Joshua is in a unique, legendary Wlad Klitschko position by those rankings in that by their “top 10” rankings at the May 1st announcement of Andy as a replacement, their top #2 and 3 collective of Deontay Wilder and Tyson Fury have refused substantial offers, ie what used to be a King’s ransom to fight Joshua, and Joshua had already beaten the previous #3, Joseph Parker, that would normally get him awarded the Ring belt save for the too often confusion of dolts who run that ranking system. He’s already beat Alexander Povetkin who was the longtime #2, and Dillian Whyte who’s still highly ranked, and the #6 Big Baby was popped for drug cocktails to forfeit his Josha fight. Luis Ortiz, and Adam Kownacki have both refused to fight Joshua, gambling that Wilder would get through his last fight against Dominic Breazeale, but no matter who won, the WBC would be the easiest belt to win with them positioning themselves well in their in house WBC rankings. The only top contender left is Kubrat Pulev who has always marched to a different drummer, and their #10, Oscar Rivas, only been in their ratings 3 weeks.
What we can say is that Andy, 32-1, 21 KO is fighting the best fighter he has ever faced, Joshua, 22-0, 21 KO with both being at the peak of prime athletic years, ages 29 born within a month of each other. The 2nd best Andy faced was Joseph Parker whom he lost to in a close fight. Andy last fought April 20th and seems to have had an easy time in knocking out a former supersized 6-7 contender, Alexander Dimitrenko, within 5 rounds while sustaining no injuries, so after a week’s relaxation as the Big Baby Drug Cocktail Bombshell blew up, Bob Arum, who promotes Andy entered into negotiations with Josh that were quickly signed, sealed, and delivered to the Public on May 1st. That leaves exactly 4 weeks of light sparring for technique and fight planning with no need to get in shape since Andy hadn’t had a chance yet to fall out of boxing shape.
Cue in all the fat boy jokes you want, this fatboy knows how to fight and stepped up when higher rated fighters were not game to.
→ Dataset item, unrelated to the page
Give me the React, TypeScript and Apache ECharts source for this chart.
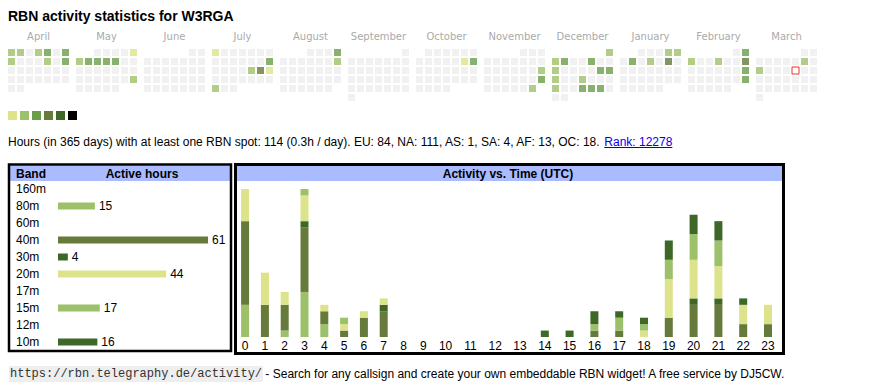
import React, { useEffect, useRef } from "react";
import * as echarts from "echarts";

// ---------------- data ----------------
const TITLE = "RBN activity statistics for W3RGA";
const MONTHS = ["April", "May", "June", "July", "August", "September", "October", "November", "December", "January", "February", "March"];
const START_YEAR = 2024;
const START_MONTH = 4; // April
const TODAY = "2025-03-14";
// [date, activity level 1..6]
const ACTIVE_DAYS: [string, number][] = [
  ["2024-04-01", 2], ["2024-04-02", 2], ["2024-04-04", 2], ["2024-04-05", 3], ["2024-04-07", 3], ["2024-04-08", 2], ["2024-04-12", 2], ["2024-04-14", 3],
  ["2024-05-05", 1], ["2024-05-06", 2], ["2024-05-07", 3], ["2024-05-08", 3], ["2024-05-09", 3], ["2024-05-10", 3], ["2024-05-26", 2],
  ["2024-07-01", 1], ["2024-07-14", 3], ["2024-07-19", 2], ["2024-07-20", 4], ["2024-07-21", 1], ["2024-07-29", 2],
  ["2024-08-04", 3], ["2024-08-11", 2],
  ["2024-10-12", 1], ["2024-10-13", 3],
  ["2024-11-17", 2], ["2024-11-24", 3], ["2024-11-30", 2],
  ["2024-12-01", 2], ["2024-12-02", 2], ["2024-12-03", 3], ["2024-12-06", 3], ["2024-12-09", 2], ["2024-12-14", 3], ["2024-12-15", 3],
  ["2024-12-16", 2], ["2024-12-19", 2], ["2024-12-23", 2], ["2024-12-26", 3], ["2024-12-27", 3], ["2024-12-28", 3],
  ["2025-01-04", 2], ["2025-01-05", 2], ["2025-01-07", 3], ["2025-01-09", 2], ["2025-01-11", 4],
  ["2025-02-02", 3], ["2025-02-03", 2], ["2025-02-06", 2], ["2025-02-09", 4], ["2025-02-16", 3], ["2025-02-23", 3],
  ["2025-03-08", 2], ["2025-03-10", 2],
];
const LEVEL_COLORS = ["#eeeeee", "#dde38b", "#9dc06a", "#6a9e48", "#667a3b", "#3d6828", "#000000"];

const SUMMARY = "Hours (in 365 days) with at least one RBN spot: 114 (0.3h / day). EU: 84, NA: 111, AS: 1, SA: 4, AF: 13, OC: 18. ";
const RANK = "Rank: 12278";

const BANDS = ["160m", "80m", "60m", "40m", "30m", "20m", "17m", "15m", "12m", "10m"];
const BAND_HOURS = [0, 15, 0, 61, 4, 44, 0, 17, 0, 16];
const BAND_COLORS = ["#dde38b", "#9dc06a", "#6a9e48", "#667a3b", "#3d6828", "#dde38b", "#6a9e48", "#9dc06a", "#667a3b", "#3d6828"];

const HOUR_LABELS = ["0", "1", "2", "3", "4", "5", "6", "7", "8", "9", "10", "11", "12", "13", "14", "15", "16", "17", "18", "19", "20", "21", "22", "23"];
const H_160M = [0, 0, 0, 0, 0, 0, 0, 0, 0, 0, 0, 0, 0, 0, 0, 0, 0, 0, 0, 0, 0, 0, 0, 0];
const H_80M = [5, 0, 1, 7, 2, 0, 0, 0, 0, 0, 0, 0, 0, 0, 0, 0, 0, 0, 0, 0, 0, 0, 0, 0];
const H_60M = [0, 0, 0, 0, 0, 0, 0, 0, 0, 0, 0, 0, 0, 0, 0, 0, 0, 0, 0, 0, 0, 0, 0, 0];
const H_40M = [13, 5, 4, 10, 2, 1, 3, 4, 0, 0, 0, 0, 0, 0, 0, 0, 1, 1, 0, 3, 5, 5, 2, 2];
const H_30M = [0, 0, 0, 1, 0, 0, 0, 1, 0, 0, 0, 0, 0, 0, 0, 0, 0, 0, 0, 0, 1, 1, 0, 0];
const H_20M = [5, 5, 2, 4, 1, 1, 1, 1, 0, 0, 0, 0, 0, 0, 0, 0, 0, 0, 1, 6, 6, 5, 3, 3];
const H_17M = [0, 0, 0, 0, 0, 0, 0, 0, 0, 0, 0, 0, 0, 0, 0, 0, 0, 0, 0, 0, 0, 0, 0, 0];
const H_15M = [0, 0, 0, 1, 0, 1, 0, 0, 0, 0, 0, 0, 0, 0, 0, 0, 1, 2, 1, 3, 4, 4, 0, 0];
const H_12M = [0, 0, 0, 0, 0, 0, 0, 0, 0, 0, 0, 0, 0, 0, 0, 0, 0, 0, 0, 0, 0, 0, 0, 0];
const H_10M = [0, 0, 0, 0, 0, 0, 0, 0, 0, 0, 0, 0, 0, 0, 1, 1, 2, 1, 1, 3, 3, 3, 1, 0];
const HOURLY_BY_BAND = [H_160M, H_80M, H_60M, H_40M, H_30M, H_20M, H_17M, H_15M, H_12M, H_10M];

const URL_TEXT = "https://rbn.telegraphy.de/activity/";
const FOOTER_TEXT = " - Search for any callsign and create your own embeddable RBN widget! A free service by DJ5CW.";

// ---------------- layout ----------------
const SANS = "'Liberation Sans', Arial, sans-serif";
const MONO = "'Liberation Mono', 'Courier New', monospace";
const CELL = 7;
const PITCH = 9;
const BLOCK = 68;
const HEADER_BLUE = "#aabbff";
const W1 = 19.8; // column width, one-digit hour
const W2 = 24.8; // column width, two-digit hour
const BAR_W = 8;

function pad(n: number) {
  return n < 10 ? "0" + n : "" + n;
}

function measure(text: string, font: string) {
  const ctx = document.createElement("canvas").getContext("2d");
  if (!ctx) return text.length * 6;
  ctx.font = font;
  return ctx.measureText(text).width;
}

function buildCells() {
  const levels: Record<string, number> = {};
  ACTIVE_DAYS.forEach(([d, l]) => (levels[d] = l));
  const out: any[] = [];
  for (let m = 0; m < 12; m++) {
    const y = START_YEAR + Math.floor((START_MONTH - 1 + m) / 12);
    const mo = (START_MONTH - 1 + m) % 12;
    const days = new Date(Date.UTC(y, mo + 1, 0)).getUTCDate();
    const offset = (new Date(Date.UTC(y, mo, 1)).getUTCDay() + 6) % 7;
    for (let d = 1; d <= days; d++) {
      const idx = d - 1 + offset;
      const col = idx % 7;
      const row = Math.floor(idx / 7);
      const key = `${y}-${pad(mo + 1)}-${pad(d)}`;
      const lvl = levels[key] || 0;
      const isToday = key === TODAY;
      out.push({
        name: key,
        value: [m * BLOCK + col * PITCH + CELL / 2, row * PITCH + CELL / 2, lvl],
        itemStyle: isToday
          ? { color: "#ffffff", borderColor: "#ee0000", borderWidth: 1 }
          : { color: LEVEL_COLORS[lvl] },
      });
    }
  }
  return out;
}

export default function App() {
  const ref = useRef<HTMLDivElement>(null);

  useEffect(() => {
    if (!ref.current) return;
    const chart = echarts.init(ref.current, undefined, { renderer: "svg" });

    // hour column centres (table-like widths)
    const widths = HOUR_LABELS.map((h) => (h.length === 1 ? W1 : W2));
    const centers: number[] = [];
    let acc = 0;
    widths.forEach((w) => {
      centers.push(acc + w / 2);
      acc += w;
    });
    const hourAxisW = acc;
    const totals = HOUR_LABELS.map((_, i) => HOURLY_BY_BAND.reduce((s, arr) => s + arr[i], 0));
    const maxTotal = Math.max(...totals);

    const base = HOUR_LABELS.map(() => 0);
    const hourSeries = HOURLY_BY_BAND.map((arr, bi) => {
      const data: number[][] = [];
      arr.forEach((v, i) => {
        if (v > 0) data.push([centers[i], base[i], base[i] + v]);
        base[i] += v;
      });
      const color = BAND_COLORS[bi];
      return {
        type: "custom",
        name: BANDS[bi],
        xAxisIndex: 2,
        yAxisIndex: 2,
        silent: true,
        encode: { x: 0, y: [1, 2] },
        data,
        renderItem: (_p: any, api: any) => {
          const x = api.value(0);
          const lo = api.coord([x, api.value(1)]);
          const hi = api.coord([x, api.value(2)]);
          return {
            type: "rect",
            shape: { x: lo[0] - BAR_W / 2, y: hi[1], width: BAR_W, height: lo[1] - hi[1] },
            style: { fill: color },
          };
        },
      };
    });

    const summaryFont = `12px ${SANS}`;
    const summaryW = measure(SUMMARY, summaryFont);
    const rankW = measure(RANK, summaryFont);
    const urlW = measure(URL_TEXT, `12px ${MONO}`);

    const legendRects = LEVEL_COLORS.slice(1).map((c, i) => ({
      type: "rect",
      shape: { x: 8 + i * 12, y: 111, width: 9, height: 9 },
      style: { fill: c },
      silent: true,
    }));

    const option: any = {
      animation: false,
      textStyle: { fontFamily: SANS },
      grid: [
        { left: 8, top: 49, width: 12 * BLOCK, height: 6 * PITCH },
        { left: 58, top: 180.5, width: 150, height: 170 },
        { left: 235.2, top: 189, width: hourAxisW, height: 148 },
      ],
      xAxis: [
        {
          type: "value", gridIndex: 0, min: 0, max: 12 * BLOCK, position: "top",
          axisLine: { show: false }, axisTick: { show: false }, splitLine: { show: false },
          axisLabel: {
            customValues: MONTHS.map((_, m) => m * BLOCK + (7 * PITCH - 2) / 2),
            formatter: (v: number) => MONTHS[Math.round((v - (7 * PITCH - 2) / 2) / BLOCK)] || "",
            color: "#aaaaaa", fontFamily: "'DejaVu Sans', Verdana, sans-serif", fontSize: 10, margin: 8,
          },
        },
        {
          type: "value", gridIndex: 1, min: 0, max: Math.max(...BAND_HOURS),
          show: false,
        },
        {
          type: "value", gridIndex: 2, min: 0, max: hourAxisW,
          axisLine: { show: false }, axisTick: { show: false }, splitLine: { show: false },
          axisLabel: {
            customValues: centers,
            formatter: (v: number) => {
              let best = 0;
              centers.forEach((c, i) => {
                if (Math.abs(c - v) < Math.abs(centers[best] - v)) best = i;
              });
              return HOUR_LABELS[best];
            },
            color: "#000", fontSize: 12, margin: 3, fontFamily: SANS,
          },
        },
      ],
      yAxis: [
        { type: "value", gridIndex: 0, min: 0, max: 6 * PITCH, inverse: true, show: false },
        {
          type: "category", gridIndex: 1, data: BANDS, inverse: true,
          axisLine: { show: false }, axisTick: { show: false }, splitLine: { show: false },
          axisLabel: { align: "left", margin: 42, fontSize: 12, color: "#000", fontFamily: SANS },
        },
        { type: "value", gridIndex: 2, min: 0, max: maxTotal, show: false },
      ],
      series: [
        {
          type: "scatter",
          name: "days",
          xAxisIndex: 0,
          yAxisIndex: 0,
          symbol: "rect",
          symbolSize: CELL,
          silent: true,
          data: buildCells(),
        },
        {
          type: "bar",
          name: "Active hours",
          xAxisIndex: 1,
          yAxisIndex: 1,
          barWidth: 7,
          silent: true,
          data: BAND_HOURS.map((v, i) => ({ value: v, itemStyle: { color: BAND_COLORS[i] } })),
          label: {
            show: true, position: "right", distance: 4, fontSize: 12, color: "#000", fontFamily: SANS,
            formatter: (p: any) => (p.value > 0 ? String(p.value) : ""),
          },
        },
        ...hourSeries,
      ],
      graphic: [
        {
          type: "text", left: undefined, x: 8, y: 16, silent: true,
          style: { text: TITLE, font: `bold 14px ${SANS}`, fill: "#000", verticalAlign: "middle" },
        },
        ...legendRects,
        {
          type: "text", x: 8, y: 142, silent: true,
          style: { text: SUMMARY, font: summaryFont, fill: "#000", verticalAlign: "middle" },
        },
        {
          type: "text", x: 8 + summaryW, y: 142, silent: true,
          style: { text: RANK, font: summaryFont, fill: "#0000ee", verticalAlign: "middle" },
        },
        {
          type: "line", silent: true,
          shape: { x1: 8 + summaryW, y1: 147.5, x2: 8 + summaryW + rankW, y2: 147.5 },
          style: { stroke: "#0000ee", lineWidth: 1 },
        },
        // band table box
        { type: "rect", silent: true, shape: { x: 10, y: 165.5, width: 220, height: 15.5 }, style: { fill: HEADER_BLUE } },
        { type: "rect", silent: true, shape: { x: 9, y: 164.5, width: 222, height: 186.5 }, style: { fill: "none", stroke: "#000", lineWidth: 2.5 } },
        { type: "text", x: 16, y: 173.5, silent: true, style: { text: "Band", font: `bold 12px ${SANS}`, fill: "#000", verticalAlign: "middle" } },
        { type: "text", x: 142, y: 173.5, silent: true, style: { text: "Active hours", font: `bold 12px ${SANS}`, fill: "#000", align: "center", verticalAlign: "middle" } },
        // hour chart box
        { type: "rect", silent: true, shape: { x: 237, y: 165.5, width: 545, height: 15.5 }, style: { fill: HEADER_BLUE } },
        { type: "rect", silent: true, shape: { x: 235.5, y: 164.5, width: 548, height: 189 }, style: { fill: "none", stroke: "#000", lineWidth: 3 } },
        { type: "text", x: 508, y: 173.5, silent: true, style: { text: "Activity vs. Time (UTC)", font: `bold 12px ${SANS}`, fill: "#000", align: "center", verticalAlign: "middle" } },
        // footer
        {
          type: "text", x: 9, y: 374, silent: true,
          style: { text: URL_TEXT, font: `12px ${MONO}`, fill: "#333", verticalAlign: "middle", backgroundColor: "#eeeeee", padding: [2, 1] },
        },
        {
          type: "text", x: 10 + urlW, y: 374, silent: true,
          style: { text: FOOTER_TEXT, font: `12px ${SANS}`, fill: "#000", verticalAlign: "middle" },
        },
      ],
    };

    chart.setOption(option);
    return () => chart.dispose();
  }, []);

  return (
    <div
      ref={ref}
      style={{ position: "absolute", left: 0, top: 0, width: 870, height: 390, background: "#fff" }}
    />
  );
}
At the announcement of the fight, the always changing Boxrec rankings pegged Andy at 11th which is a fine rating no matter how anyone may dice it up. Andy fought for Mexico in the Olympics even though he was born in Imperial, California located approximately 40 miles north of the Mexican border and 70 or so miles east of San Diego, so I have to wonder if Saul Canelo Alvarez ever drove up in his new Lamborghini that he was recently clocked at 200 mph in France during The Run To Monaco to pay Andy a visit at his training camp for moral support?
This being such a sudden fight made out of the blue with such blatant contrasting physiques and records on display, Joshua sculpted out of bronze and Ruiz a completely different breed of cat, it’s difficult for me to get a handle on the fight. My instincts tell me Andy will prove to be a game and tough customer for as long as the fight lasts if he keeps his chin tucked in. He lasted the distance against Parker in a tough fight, but Joshua is so much bigger, stronger and such a concussive puncher that I’m thinkin’ maybe midrounds, say 7-10 is where Joshua finally drops the hammer.